In keeping with the classic Maldivian formula, the property consists of water bungalows built out over the ocean on long piers, and beach bungalows cleverly landscaped with shrubbery to provide privacy, and a window onto your own semi-private stretch of beach. The rooms here are as romantic as they come: thatched on top, glossy dark wood inside, with a giant soapstone bath and outdoor shower. We were never once disturbed by screaming toddlers - always a fear. They're out there somewhere - the resort is child-friendly - but families tend to congregate around the main pool and live on the sunrise side of the island (where the rooms are slightly cheaper), allowing the other half of the guests to play honeymoons to their hearts' content. A romantic highlight (even if you've just got off a boat) is the hotel's eveningdhonicruise. We watched while a pod of more than 100 spinner dolphins pirouetted at the prow of the boat, a sight that even had the seasoned crew chuckling. Dolphins are the big draw at KH, but there is another, more surprising attraction. In spite of the Maldives' millpond reputation, the surf gets up from April to October here, and it becomes a competitive surfing spot where tournaments are held (you can also take a Tropicsurf Safari on the Four Seasons Explorer). Something for everyone, then.

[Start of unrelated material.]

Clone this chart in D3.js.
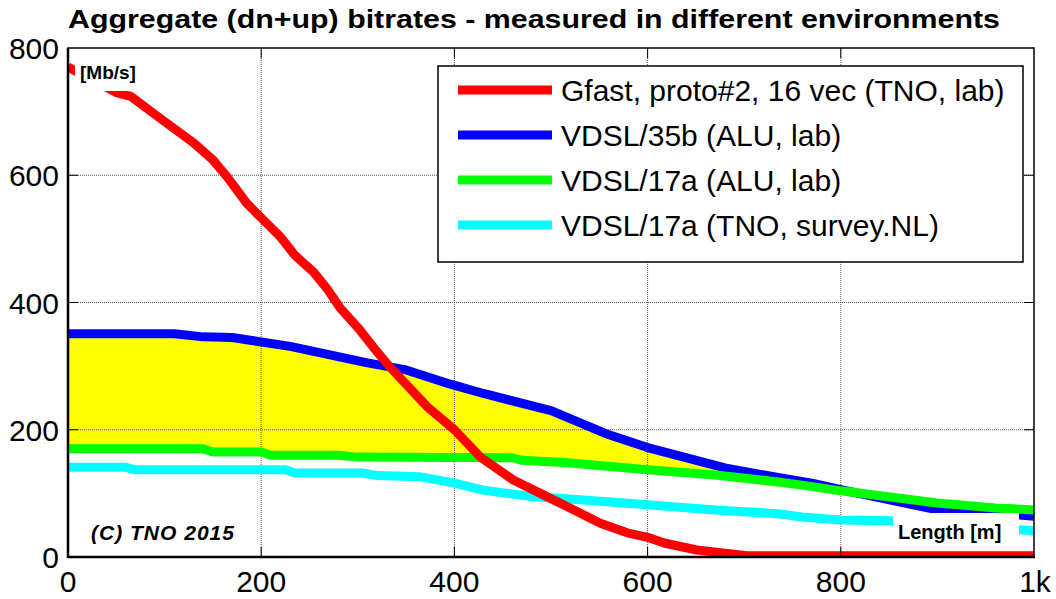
<!DOCTYPE html>
<html>
<head>
<meta charset="utf-8">
<script src="https://cdn.jsdelivr.net/npm/d3@7"></script>
<style>
  body { margin: 0; background: #fff; }
  text { font-family: "Liberation Sans", Arial, sans-serif; }
</style>
</head>
<body>
<svg id="chart" width="1056" height="599"></svg>
<script>
// data (length in m, rate in Mb/s)
const gfast_len = [0, 50, 65, 95, 130, 150, 165, 185, 200, 220, 235, 254, 268, 282, 302, 316, 333, 351, 372, 400, 427, 461, 489, 517, 551, 579, 600, 617, 651, 703, 1000]
const gfast_rate = [770, 730, 724, 690, 651, 624, 597, 556, 533, 503, 474, 448, 422, 391, 357, 330, 299, 270, 236, 200, 157, 121, 100, 79, 53, 38, 31, 22, 11, 2, 2]

const v35b_len = [0, 110, 140, 170, 200, 230, 310, 350, 395, 430, 500, 560, 600, 680, 735, 770, 800, 900, 985, 1000]
const v35b_rate = [351, 351, 346, 345, 338, 331, 305, 294, 272, 257, 230, 192, 172, 140, 125, 116, 106, 74, 66, 64]

const v17a_len = [0, 140, 150, 200, 210, 280, 300, 460, 470, 517, 600, 670, 735, 760, 800, 900, 960, 1000]
const v17a_rate = [170, 170, 165, 165, 160, 160, 157, 156, 152, 148, 137, 129, 118, 113, 104, 85, 77, 74]

const survey_len = [0, 60, 70, 225, 235, 305, 320, 365, 400, 430, 480, 530, 600, 670, 735, 760, 800, 850, 900, 985, 1000]
const survey_rate = [141, 141, 137, 137, 132, 132, 128, 126, 116, 105, 95, 90, 82, 74, 68, 63, 58, 57, 50, 43, 41]

const series_names = ['Gfast, proto#2, 16 vec (TNO, lab)', 'VDSL/35b (ALU, lab)', 'VDSL/17a (ALU, lab)', 'VDSL/17a (TNO, survey.NL)']
const series_colors = ['#ff0000', '#0000ff', '#00ff00', '#00ffff']

const x_ticks = [0, 200, 400, 600, 800, 1000]
const x_tick_labels = ['0', '200', '400', '600', '800', '1k']
const y_ticks = [0, 200, 400, 600, 800]

const title = 'Aggregate (dn+up) bitrates - measured in different environments'

// layout
const m_left = 68, m_right = 1034, m_top = 48, m_bottom = 557

const svg = d3.select('#chart')

const x = d3.scaleLinear().domain([0, 1000]).range([m_left, m_right])
const y = d3.scaleLinear().domain([0, 800]).range([m_bottom, m_top])

const zip = (xs, ys) => xs.map((d, i) => [d, ys[i]])
const series = [
	zip(gfast_len, gfast_rate),
	zip(v35b_len, v35b_rate),
	zip(v17a_len, v17a_rate),
	zip(survey_len, survey_rate)
]

const line = d3.line().x(d => x(d[0])).y(d => y(d[1]))

svg.append('clipPath').attr('id', 'plotclip')
	.append('rect')
	.attr('x', m_left).attr('y', m_top)
	.attr('width', m_right - m_left).attr('height', m_bottom - m_top)

const plot = svg.append('g').attr('clip-path', 'url(#plotclip)')

// yellow band between VDSL/35b and VDSL/17a (ALU)
const band = series[1].filter(d => d[0] <= 790)
	.concat(series[2].filter(d => d[0] <= 790).reverse())
plot.append('path')
	.attr('d', line(band) + 'Z')
	.attr('fill', '#ffff00')
	.attr('stroke', 'none')

// grid
plot.selectAll('.vgrid')
	.data(x_ticks.slice(1, -1))
	.enter().append('line')
	.attr('x1', d => x(d)).attr('x2', d => x(d))
	.attr('y1', m_top).attr('y2', m_bottom)
	.attr('stroke', '#555').attr('stroke-width', 1)
	.attr('stroke-dasharray', '1,1')
plot.selectAll('.hgrid')
	.data(y_ticks.slice(1, -1))
	.enter().append('line')
	.attr('x1', m_left).attr('x2', m_right)
	.attr('y1', d => y(d)).attr('y2', d => y(d))
	.attr('stroke', '#555').attr('stroke-width', 1)
	.attr('stroke-dasharray', '1,1')

// lines: blue, green, cyan, then red on top
const draw_order = [1, 2, 3, 0]
draw_order.forEach(i => {
	plot.append('path')
		.attr('d', line(series[i]))
		.attr('fill', 'none')
		.attr('stroke', series_colors[i])
		.attr('stroke-width', 9)
		.attr('stroke-linejoin', 'round')
})

// small inner ticks
x_ticks.slice(1, -1).forEach(t => {
	svg.append('line').attr('x1', x(t)).attr('x2', x(t))
		.attr('y1', m_bottom - 10).attr('y2', m_bottom).attr('stroke', '#000')
	svg.append('line').attr('x1', x(t)).attr('x2', x(t))
		.attr('y1', m_top).attr('y2', m_top + 10).attr('stroke', '#000')
})
y_ticks.slice(1, -1).forEach(t => {
	svg.append('line').attr('x1', m_left).attr('x2', m_left + 10)
		.attr('y1', y(t)).attr('y2', y(t)).attr('stroke', '#000')
	svg.append('line').attr('x1', m_right - 10).attr('x2', m_right)
		.attr('y1', y(t)).attr('y2', y(t)).attr('stroke', '#000')
})

// box
svg.append('rect')
	.attr('x', m_left).attr('y', m_top)
	.attr('width', m_right - m_left).attr('height', m_bottom - m_top)
	.attr('fill', 'none').attr('stroke', '#000').attr('stroke-width', 1.5)
svg.append('line').attr('x1', m_left).attr('x2', m_left).attr('y1', m_top).attr('y2', m_bottom + 1)
	.attr('stroke', '#000').attr('stroke-width', 2.5)
svg.append('line').attr('x1', m_left).attr('x2', m_right + 1).attr('y1', m_bottom).attr('y2', m_bottom)
	.attr('stroke', '#000').attr('stroke-width', 2.5)

// tick labels
svg.selectAll('.xlab')
	.data(x_ticks)
	.enter().append('text')
	.attr('x', (d, i) => x(d) + (i == x_ticks.length - 1 ? 1 : 0))
	.attr('y', 592)
	.attr('text-anchor', 'middle')
	.style('font-size', '30px')
	.text((d, i) => x_tick_labels[i])
svg.selectAll('.ylab')
	.data(y_ticks)
	.enter().append('text')
	.attr('x', 59)
	.attr('y', d => y(d) + 11)
	.attr('text-anchor', 'end')
	.style('font-size', '30px')
	.text(d => d)

// title
svg.append('text')
	.attr('x', 68).attr('y', 28)
	.attr('textLength', 932)
	.attr('lengthAdjust', 'spacingAndGlyphs')
	.style('font-size', '26px')
	.style('font-weight', 'bold')
	.text(title)

// unit labels with white backing
svg.append('rect').attr('x', 75).attr('y', 56).attr('width', 72).attr('height', 35).attr('fill', '#fff')
svg.append('text').attr('x', 80).attr('y', 79)
	.style('font-size', '19px').style('font-weight', 'bold')
	.text('[Mb/s]')

svg.append('rect').attr('x', 893).attr('y', 513).attr('width', 126).attr('height', 36).attr('fill', '#fff')
svg.append('text').attr('x', 898).attr('y', 539)
	.style('font-size', '20px').style('font-weight', 'bold')
	.text('Length [m]')

svg.append('text').attr('x', 91).attr('y', 540)
	.attr('textLength', 143)
	.style('font-size', '21px').style('font-weight', 'bold').style('font-style', 'italic')
	.text('(C) TNO 2015')

// legend
const legend = svg.append('g')
legend.append('rect')
	.attr('x', 438).attr('y', 66)
	.attr('width', 585).attr('height', 196)
	.attr('fill', '#fff').attr('stroke', '#000').attr('stroke-width', 1.5)
const legend_y = d3.scalePoint().domain(d3.range(series_names.length)).range([90, 225])
series_names.forEach((name, i) => {
	legend.append('line')
		.attr('x1', 458).attr('x2', 552)
		.attr('y1', legend_y(i)).attr('y2', legend_y(i))
		.attr('stroke', series_colors[i]).attr('stroke-width', 9)
	legend.append('text')
		.attr('x', 561).attr('y', legend_y(i) + 11)
		.style('font-size', '30px')
		.text(name)
})
</script>
</body>
</html>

Still, just in case, there is LG, the newer, flashier, sexier big-sister property, referred to in hushed, reverential tones by Four Seasons staff. LG is the resort you would dream up if you were an advertising executive with good taste and an unlimited budget. At the heart of this 44-acre island is Blu (don't be put off by the missing 'e'), a Mediterranean-style restaurant with rattan awnings open to the sea and a view of a curling spit of ice-white sand, peppered with white and blue umbrellas. It's a scene that sums up the resort: breathtakingly, fashion-shoot beautiful, with guests to match; the South of France meets Miami, only without the crowds, or the pretension.
In 2006 Sir Philip Green - a man with large appetites and a sharp eye for the next big thing - filled
all 100 rooms for his birthday celebrations, flying in J.Lo, George Michael, Gladys Knight and all the Pips. Green had the whole Maldives to choose from but only LG ticked all his boxes: sophisticated and at the same time friendly and relaxed, big enough to spread out, and glamorous enough to suit Kate Moss. It's a winning combination.
Everything at LG is on a grander, more dramatic scale. The island itself has one of the largest natural lagoons in the Maldives, and a strip of jungle forms its spine. The resort has an epic Ayurvedic spa with over-water treatment rooms on stilts and a herb garden, an Olympic-sized pool and an aquatic centre (with its very own resident Jacques Cousteau fighting a rearguard action against the exploitation of manta rays).
Then there are the rooms. They range from first-class water villas the size of Manhattan penthouses, to more modest beach houses with plunge pools, and somewhere on the scale - incredibly, not at the very top - our beach villa, which included an outdoor dining and sitting area, a mezzanine sitting room (for the panoramic sea view), a 12-foot private pool and two double daybeds (one of which was on the beach). A family of four could live in these luxury villas and never come out, which is exactly what some of the more isolationist guests do, choosing to have all their meals brought to them in-house. This seems like an awful pity, given the dazzling situation of the restaurants - four in all, including a North African-inspired restaurant built over the water with a roof terrace.
You feel as though you are holidaying in a tiny principality where you might discover something new around any corner. It's quite an achievement - that, and the conviction that you are one of just 50 or so guests.
Clever Four Seasons. It has, so far as I can see, got it all covered: a warm resort, a cool resort and a boat that rocks.